Omit the pictures, then write out every entry exactly as it reads.

— BEGIN Available data —

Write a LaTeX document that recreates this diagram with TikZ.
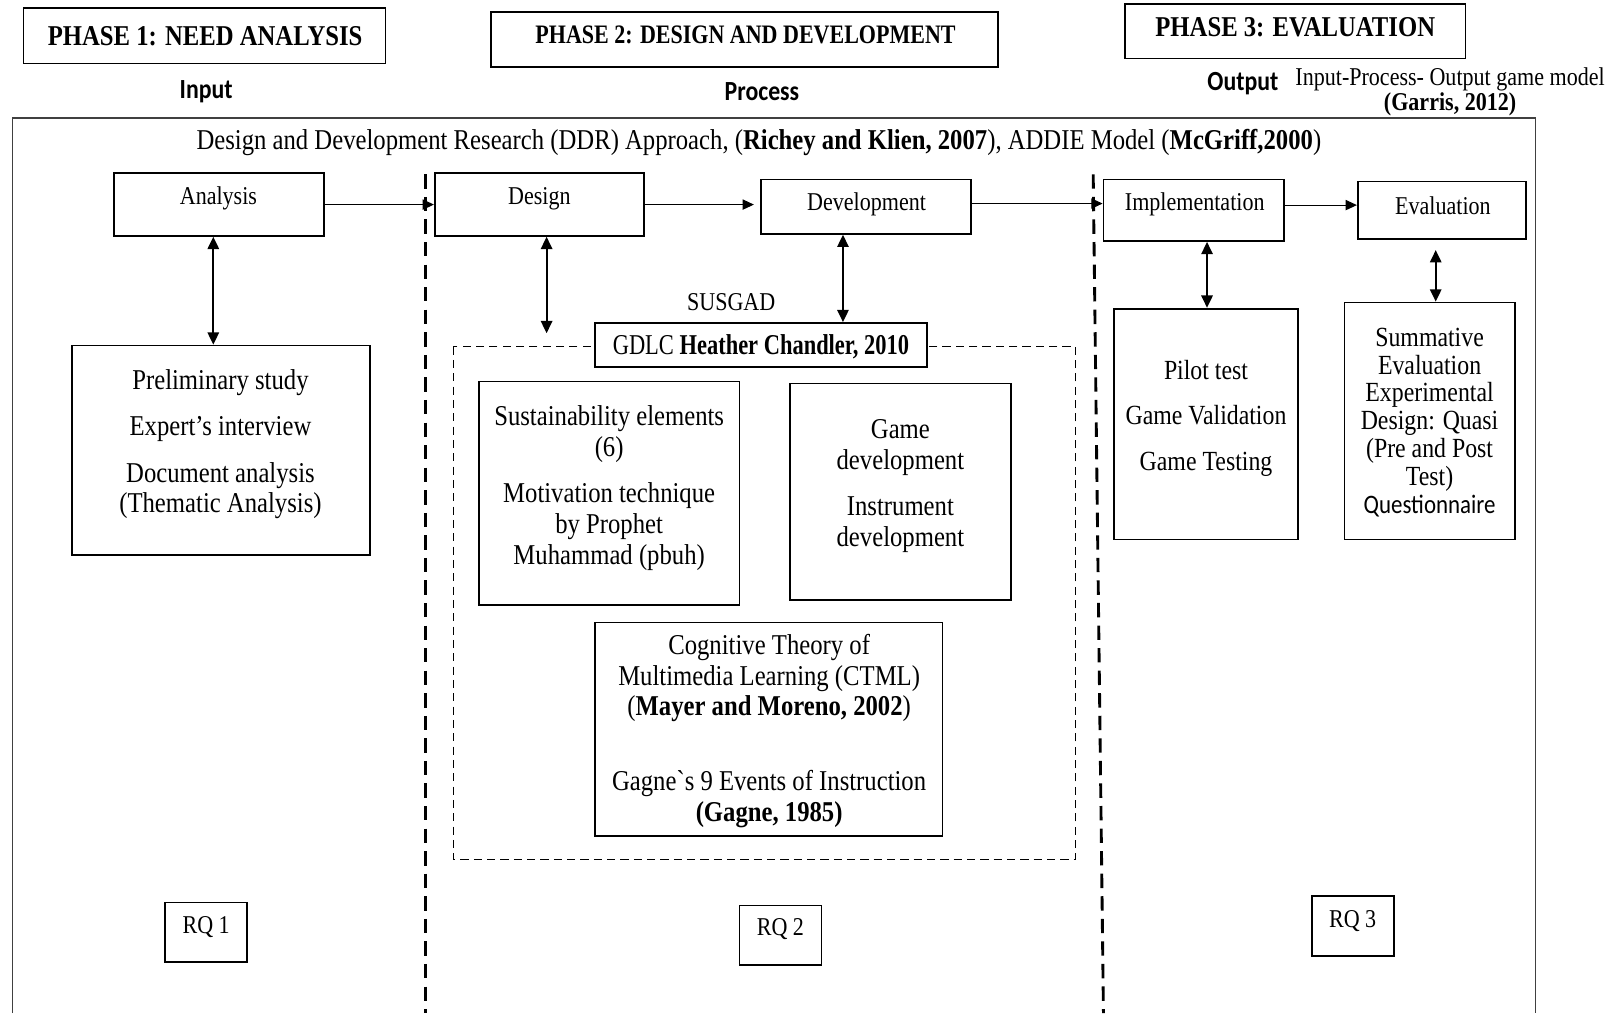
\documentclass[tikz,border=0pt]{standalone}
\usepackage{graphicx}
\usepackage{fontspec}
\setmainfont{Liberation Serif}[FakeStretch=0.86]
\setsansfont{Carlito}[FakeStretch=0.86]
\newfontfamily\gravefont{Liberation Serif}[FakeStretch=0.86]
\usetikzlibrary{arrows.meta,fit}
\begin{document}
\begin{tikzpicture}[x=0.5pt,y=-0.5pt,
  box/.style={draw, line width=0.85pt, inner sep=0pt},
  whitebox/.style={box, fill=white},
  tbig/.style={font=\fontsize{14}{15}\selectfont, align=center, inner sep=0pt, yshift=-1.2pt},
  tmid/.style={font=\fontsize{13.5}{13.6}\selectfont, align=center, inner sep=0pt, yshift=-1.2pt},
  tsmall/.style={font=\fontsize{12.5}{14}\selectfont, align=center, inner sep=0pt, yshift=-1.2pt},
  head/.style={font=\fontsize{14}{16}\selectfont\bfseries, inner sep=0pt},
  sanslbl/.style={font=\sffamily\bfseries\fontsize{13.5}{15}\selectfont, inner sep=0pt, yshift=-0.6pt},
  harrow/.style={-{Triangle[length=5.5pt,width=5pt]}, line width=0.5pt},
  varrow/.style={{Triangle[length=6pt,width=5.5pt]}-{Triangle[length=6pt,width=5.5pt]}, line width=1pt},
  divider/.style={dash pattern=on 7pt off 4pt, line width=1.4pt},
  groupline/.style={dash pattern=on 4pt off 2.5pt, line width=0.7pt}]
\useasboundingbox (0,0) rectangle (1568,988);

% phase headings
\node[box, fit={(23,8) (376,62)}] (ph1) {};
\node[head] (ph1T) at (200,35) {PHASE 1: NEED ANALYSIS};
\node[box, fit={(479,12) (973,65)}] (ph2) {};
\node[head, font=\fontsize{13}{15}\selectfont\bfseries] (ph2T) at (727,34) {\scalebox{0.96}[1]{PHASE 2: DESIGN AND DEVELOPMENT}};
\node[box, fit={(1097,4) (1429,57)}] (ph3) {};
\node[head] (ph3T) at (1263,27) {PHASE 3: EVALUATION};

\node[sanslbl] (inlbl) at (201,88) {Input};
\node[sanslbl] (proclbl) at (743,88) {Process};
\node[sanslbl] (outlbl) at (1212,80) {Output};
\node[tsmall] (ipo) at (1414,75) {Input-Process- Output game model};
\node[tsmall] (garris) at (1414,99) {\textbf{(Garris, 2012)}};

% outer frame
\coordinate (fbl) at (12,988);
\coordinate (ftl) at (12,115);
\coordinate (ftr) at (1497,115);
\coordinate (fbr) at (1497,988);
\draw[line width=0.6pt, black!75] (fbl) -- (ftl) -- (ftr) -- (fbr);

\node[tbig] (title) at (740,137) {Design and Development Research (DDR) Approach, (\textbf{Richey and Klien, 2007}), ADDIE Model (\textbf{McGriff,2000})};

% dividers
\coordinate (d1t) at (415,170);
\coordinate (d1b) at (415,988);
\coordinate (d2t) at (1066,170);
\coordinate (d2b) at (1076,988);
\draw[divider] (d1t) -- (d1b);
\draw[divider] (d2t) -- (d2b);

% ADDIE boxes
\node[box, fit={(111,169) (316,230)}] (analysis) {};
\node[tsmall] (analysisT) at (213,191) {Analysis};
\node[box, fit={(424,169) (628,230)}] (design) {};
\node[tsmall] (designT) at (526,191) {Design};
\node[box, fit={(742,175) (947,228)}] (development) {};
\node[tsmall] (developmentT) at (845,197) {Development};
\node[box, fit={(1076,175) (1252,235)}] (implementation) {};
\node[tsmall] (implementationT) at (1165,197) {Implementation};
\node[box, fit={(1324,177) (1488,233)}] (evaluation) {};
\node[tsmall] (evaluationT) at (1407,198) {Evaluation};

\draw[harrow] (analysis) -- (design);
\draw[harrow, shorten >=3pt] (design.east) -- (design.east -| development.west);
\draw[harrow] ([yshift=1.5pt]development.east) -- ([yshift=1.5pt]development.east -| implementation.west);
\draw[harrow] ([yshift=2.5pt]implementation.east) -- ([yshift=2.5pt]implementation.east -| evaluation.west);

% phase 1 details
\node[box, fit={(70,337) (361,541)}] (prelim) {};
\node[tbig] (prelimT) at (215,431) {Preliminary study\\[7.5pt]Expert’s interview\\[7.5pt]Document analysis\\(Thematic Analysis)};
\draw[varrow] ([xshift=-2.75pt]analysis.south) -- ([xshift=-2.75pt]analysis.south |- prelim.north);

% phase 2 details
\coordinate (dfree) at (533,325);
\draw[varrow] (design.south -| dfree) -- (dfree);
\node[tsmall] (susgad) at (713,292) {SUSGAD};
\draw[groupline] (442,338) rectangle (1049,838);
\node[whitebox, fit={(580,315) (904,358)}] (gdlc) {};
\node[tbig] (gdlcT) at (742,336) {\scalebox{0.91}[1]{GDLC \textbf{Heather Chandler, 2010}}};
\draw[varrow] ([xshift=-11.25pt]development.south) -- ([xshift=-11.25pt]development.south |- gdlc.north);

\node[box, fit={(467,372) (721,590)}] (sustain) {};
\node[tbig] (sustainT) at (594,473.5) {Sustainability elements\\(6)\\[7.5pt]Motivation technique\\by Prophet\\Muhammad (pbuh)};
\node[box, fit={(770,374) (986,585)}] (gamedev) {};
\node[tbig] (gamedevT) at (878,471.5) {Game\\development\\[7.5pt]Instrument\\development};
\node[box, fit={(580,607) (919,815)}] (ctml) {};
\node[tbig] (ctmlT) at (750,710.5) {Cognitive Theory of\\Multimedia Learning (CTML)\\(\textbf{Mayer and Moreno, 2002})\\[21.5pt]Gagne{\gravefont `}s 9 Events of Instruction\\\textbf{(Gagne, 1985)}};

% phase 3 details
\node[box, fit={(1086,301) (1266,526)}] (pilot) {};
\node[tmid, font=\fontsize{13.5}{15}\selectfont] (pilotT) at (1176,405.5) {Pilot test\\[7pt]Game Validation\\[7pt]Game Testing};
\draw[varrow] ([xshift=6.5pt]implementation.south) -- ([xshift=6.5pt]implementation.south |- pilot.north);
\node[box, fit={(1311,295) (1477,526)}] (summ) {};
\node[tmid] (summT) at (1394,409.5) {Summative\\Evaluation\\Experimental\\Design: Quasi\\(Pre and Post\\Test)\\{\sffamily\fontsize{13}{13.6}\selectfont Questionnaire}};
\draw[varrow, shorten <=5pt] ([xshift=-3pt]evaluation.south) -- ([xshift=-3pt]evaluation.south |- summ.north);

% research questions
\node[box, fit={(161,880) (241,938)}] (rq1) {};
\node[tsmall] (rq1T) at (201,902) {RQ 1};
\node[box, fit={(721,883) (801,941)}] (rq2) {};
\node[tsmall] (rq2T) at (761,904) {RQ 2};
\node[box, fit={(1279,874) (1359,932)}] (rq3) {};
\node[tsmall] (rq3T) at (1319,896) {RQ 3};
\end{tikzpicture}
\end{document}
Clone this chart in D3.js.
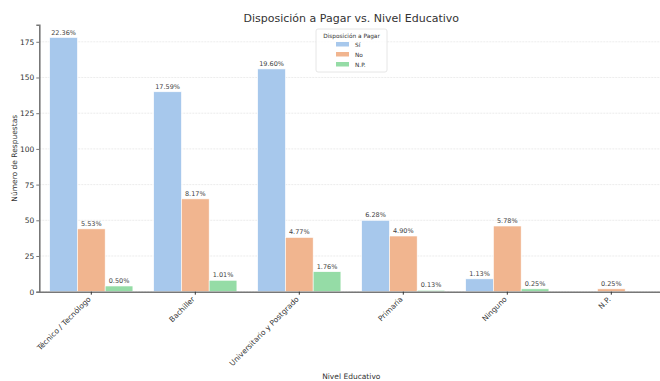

— END Available data —

**Answer for this exercise**
Write a LaTeX document that recreates this diagram with TikZ.
\documentclass[tikz,border=0pt]{standalone}
\usepackage{graphicx}
\usepackage{fontspec}
\setmainfont{Liberation Serif}[FakeStretch=0.86]
\setsansfont{Carlito}[FakeStretch=0.86]
\newfontfamily\gravefont{Liberation Serif}[FakeStretch=0.86]
\usetikzlibrary{arrows.meta,fit}
\begin{document}
\begin{tikzpicture}[x=0.5pt,y=-0.5pt,
  box/.style={draw, line width=0.85pt, inner sep=0pt},
  whitebox/.style={box, fill=white},
  tbig/.style={font=\fontsize{14}{15}\selectfont, align=center, inner sep=0pt, yshift=-1.2pt},
  tmid/.style={font=\fontsize{13.5}{13.6}\selectfont, align=center, inner sep=0pt, yshift=-1.2pt},
  tsmall/.style={font=\fontsize{12.5}{14}\selectfont, align=center, inner sep=0pt, yshift=-1.2pt},
  head/.style={font=\fontsize{14}{16}\selectfont\bfseries, inner sep=0pt},
  sanslbl/.style={font=\sffamily\bfseries\fontsize{13.5}{15}\selectfont, inner sep=0pt, yshift=-0.6pt},
  harrow/.style={-{Triangle[length=5.5pt,width=5pt]}, line width=0.5pt},
  varrow/.style={{Triangle[length=6pt,width=5.5pt]}-{Triangle[length=6pt,width=5.5pt]}, line width=1pt},
  divider/.style={dash pattern=on 7pt off 4pt, line width=1.4pt},
  groupline/.style={dash pattern=on 4pt off 2.5pt, line width=0.7pt}]
\useasboundingbox (0,0) rectangle (1568,988);

% phase headings
\node[box, fit={(23,8) (376,62)}] (ph1) {};
\node[head] (ph1T) at (200,35) {PHASE 1: NEED ANALYSIS};
\node[box, fit={(479,12) (973,65)}] (ph2) {};
\node[head, font=\fontsize{13}{15}\selectfont\bfseries] (ph2T) at (727,34) {\scalebox{0.96}[1]{PHASE 2: DESIGN AND DEVELOPMENT}};
\node[box, fit={(1097,4) (1429,57)}] (ph3) {};
\node[head] (ph3T) at (1263,27) {PHASE 3: EVALUATION};

\node[sanslbl] (inlbl) at (201,88) {Input};
\node[sanslbl] (proclbl) at (743,88) {Process};
\node[sanslbl] (outlbl) at (1212,80) {Output};
\node[tsmall] (ipo) at (1414,75) {Input-Process- Output game model};
\node[tsmall] (garris) at (1414,99) {\textbf{(Garris, 2012)}};

% outer frame
\coordinate (fbl) at (12,988);
\coordinate (ftl) at (12,115);
\coordinate (ftr) at (1497,115);
\coordinate (fbr) at (1497,988);
\draw[line width=0.6pt, black!75] (fbl) -- (ftl) -- (ftr) -- (fbr);

\node[tbig] (title) at (740,137) {Design and Development Research (DDR) Approach, (\textbf{Richey and Klien, 2007}), ADDIE Model (\textbf{McGriff,2000})};

% dividers
\coordinate (d1t) at (415,170);
\coordinate (d1b) at (415,988);
\coordinate (d2t) at (1066,170);
\coordinate (d2b) at (1076,988);
\draw[divider] (d1t) -- (d1b);
\draw[divider] (d2t) -- (d2b);

% ADDIE boxes
\node[box, fit={(111,169) (316,230)}] (analysis) {};
\node[tsmall] (analysisT) at (213,191) {Analysis};
\node[box, fit={(424,169) (628,230)}] (design) {};
\node[tsmall] (designT) at (526,191) {Design};
\node[box, fit={(742,175) (947,228)}] (development) {};
\node[tsmall] (developmentT) at (845,197) {Development};
\node[box, fit={(1076,175) (1252,235)}] (implementation) {};
\node[tsmall] (implementationT) at (1165,197) {Implementation};
\node[box, fit={(1324,177) (1488,233)}] (evaluation) {};
\node[tsmall] (evaluationT) at (1407,198) {Evaluation};

\draw[harrow] (analysis) -- (design);
\draw[harrow, shorten >=3pt] (design.east) -- (design.east -| development.west);
\draw[harrow] ([yshift=1.5pt]development.east) -- ([yshift=1.5pt]development.east -| implementation.west);
\draw[harrow] ([yshift=2.5pt]implementation.east) -- ([yshift=2.5pt]implementation.east -| evaluation.west);

% phase 1 details
\node[box, fit={(70,337) (361,541)}] (prelim) {};
\node[tbig] (prelimT) at (215,431) {Preliminary study\\[7.5pt]Expert’s interview\\[7.5pt]Document analysis\\(Thematic Analysis)};
\draw[varrow] ([xshift=-2.75pt]analysis.south) -- ([xshift=-2.75pt]analysis.south |- prelim.north);

% phase 2 details
\coordinate (dfree) at (533,325);
\draw[varrow] (design.south -| dfree) -- (dfree);
\node[tsmall] (susgad) at (713,292) {SUSGAD};
\draw[groupline] (442,338) rectangle (1049,838);
\node[whitebox, fit={(580,315) (904,358)}] (gdlc) {};
\node[tbig] (gdlcT) at (742,336) {\scalebox{0.91}[1]{GDLC \textbf{Heather Chandler, 2010}}};
\draw[varrow] ([xshift=-11.25pt]development.south) -- ([xshift=-11.25pt]development.south |- gdlc.north);

\node[box, fit={(467,372) (721,590)}] (sustain) {};
\node[tbig] (sustainT) at (594,473.5) {Sustainability elements\\(6)\\[7.5pt]Motivation technique\\by Prophet\\Muhammad (pbuh)};
\node[box, fit={(770,374) (986,585)}] (gamedev) {};
\node[tbig] (gamedevT) at (878,471.5) {Game\\development\\[7.5pt]Instrument\\development};
\node[box, fit={(580,607) (919,815)}] (ctml) {};
\node[tbig] (ctmlT) at (750,710.5) {Cognitive Theory of\\Multimedia Learning (CTML)\\(\textbf{Mayer and Moreno, 2002})\\[21.5pt]Gagne{\gravefont `}s 9 Events of Instruction\\\textbf{(Gagne, 1985)}};

% phase 3 details
\node[box, fit={(1086,301) (1266,526)}] (pilot) {};
\node[tmid, font=\fontsize{13.5}{15}\selectfont] (pilotT) at (1176,405.5) {Pilot test\\[7pt]Game Validation\\[7pt]Game Testing};
\draw[varrow] ([xshift=6.5pt]implementation.south) -- ([xshift=6.5pt]implementation.south |- pilot.north);
\node[box, fit={(1311,295) (1477,526)}] (summ) {};
\node[tmid] (summT) at (1394,409.5) {Summative\\Evaluation\\Experimental\\Design: Quasi\\(Pre and Post\\Test)\\{\sffamily\fontsize{13}{13.6}\selectfont Questionnaire}};
\draw[varrow, shorten <=5pt] ([xshift=-3pt]evaluation.south) -- ([xshift=-3pt]evaluation.south |- summ.north);

% research questions
\node[box, fit={(161,880) (241,938)}] (rq1) {};
\node[tsmall] (rq1T) at (201,902) {RQ 1};
\node[box, fit={(721,883) (801,941)}] (rq2) {};
\node[tsmall] (rq2T) at (761,904) {RQ 2};
\node[box, fit={(1279,874) (1359,932)}] (rq3) {};
\node[tsmall] (rq3T) at (1319,896) {RQ 3};
\end{tikzpicture}
\end{document}
Clone this chart in D3.js.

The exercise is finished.